In some ways, China is living the dream that many crypto-enthusiasts only hope will be possible. In this cashless society, mobile apps have taken over, where paper tender was very common before.  Merchants and customers seem more connected, and the whole system more seamless.  But are they truly living the blockchain dream?  And if so, how can the U.S. get there?

China’s popular payment apps are not entirely decentralized

Alipay and WeChat Pay, who together host a billion users, are closer to Venmo or PayPal.  In other words, they’re directly linked to a bank.  The advantage for Chinese citizens is that their major banks are all state-controlled, and fees are subsidized.  So effectively the transactions are cryptocurrency-level cheap.

What’s interesting is that Ant Financial, the company behind Alipay, is very interested in blockchain development, however.  They want to implement it more into their payment system and for other Internet of Things applications.  In fact, earlier this year, they secured $14 billion for blockchain development.

But what does this mean in terms of Alipay’s connection to banks?  Well, one goal apparently is to serve international, bankless transactions.  Whether this is the public or private sector is not entirely clear.

Cashless Society: While China has cracked down, the state itself is very pro-blockchain

In August, the government and Alipay actually partnered to halt the practice of selling counterfeit rice.  Wuchang is a popular brand that some apparently counterfeit, and a crypto supply chain has helped to better track legitimate shipments.
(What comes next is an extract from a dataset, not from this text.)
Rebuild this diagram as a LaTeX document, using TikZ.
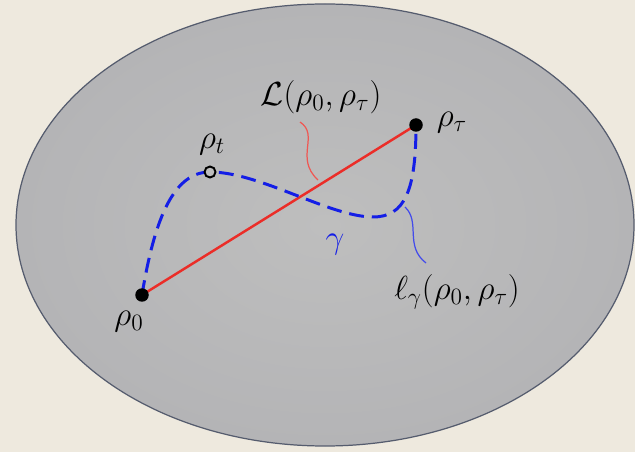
\documentclass[tikz,border=0pt]{standalone}
\usepackage{fix-cm}
\usepackage{xcolor}
\usepackage{tikz}
\usetikzlibrary{positioning,calc}
\definecolor{paper}{RGB}{238,233,222}
\definecolor{ballin}{RGB}{190,190,190}
\definecolor{ballout}{RGB}{180,180,182}
\definecolor{rim}{RGB}{85,92,110}
\definecolor{curveblue}{RGB}{20,30,230}
\definecolor{geored}{RGB}{235,45,40}
\tikzset{
  dot/.style={circle, fill=black, minimum size=0.27cm, inner sep=0pt},
  opendot/.style={circle, draw=black, line width=1.1pt, fill=ballin,
                  minimum size=0.22cm, inner sep=0pt},
  lbl/.style={font=\fontsize{19}{23}\selectfont, inner sep=1pt},
  geod/.style={line width=1.4pt, geored},
  gammapath/.style={line width=1.7pt, curveblue, dash pattern=on 8.5pt off 4.5pt},
  note/.style={line width=0.7pt}
}

\begin{document}
\begin{tikzpicture}[x=0.02cm, y=-0.02cm]
    \useasboundingbox (0,0) rectangle (635,452);
    \fill[paper] (0,0) rectangle (635,452);
    \shade[inner color=ballin, outer color=ballout, draw=rim, line width=0.7pt]
      (325,225) ellipse [x radius=309, y radius=221];
    % end points of the paths
    \coordinate (r0) at (142,295);
    \coordinate (rtau) at (416,125);
    \coordinate (rt) at (210,172);
    \draw[geod] (r0) -- (rtau);
    \draw[gammapath] (r0) .. controls (155,215) and (175,172) .. (rt)
      .. controls (260,172) and (330,217) .. (373,217)
      .. controls (405,217) and (416,190) .. (rtau);
    \node[dot] (d0) at (r0) {};
    \node[dot] (dtau) at (rtau) {};
    \node[opendot] (dt) at (rt) {};
    % labels
    \node[lbl] (l0) at (129,322) {$\rho_0$};
    \node[lbl] (ltau) at (452,123) {$\rho_\tau$};
    \node[lbl] (lt) at (212,145) {$\rho_t$};
    \node[lbl] (lL) at (321,97) {$\mathcal{L}(\rho_0,\rho_\tau)$};
    \node[lbl, text=curveblue] (lgamma) at (335,245) {$\gamma$};
    \node[lbl] (lell) at (457,292) {$\ell_\gamma(\rho_0,\rho_\tau)$};
    % wavy pointers
    \coordinate (cL) at (300,122);
    \coordinate (eL) at (318,180);
    \draw[note, geored!80] (cL) .. controls (320,135) and (294,158) .. (eL);
    \coordinate (cg) at (405,207);
    \coordinate (eg) at (426,263);
    \draw[note, curveblue!80] (cg) .. controls (421,222) and (404,246) .. (eg);
\end{tikzpicture}
\end{document}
President Xi Jinping even called blockchain a “breakthrough” technology.

The government has also banned the selling of ICOs, but still allow mining.  Though earlier this year, Chinese mining pools comprised around 70% of the world’s hash power, many firms have continued to relocate to other parts of Asia.  Meanwhile, some research indicates millions of Chinese are defying the law and still retain crypto-investments.

But what about the U.S.?

China is very unique.  It is under a more authoritarian rule that unifies the economy.  It’s government both funds blockchain projects and has quickly set clear regulations for the technology.  What they lack with their current app system is global payment and true decentralization.  Perhaps if a true stablecoin or other solution emerges, we can move towards the same in the U.S.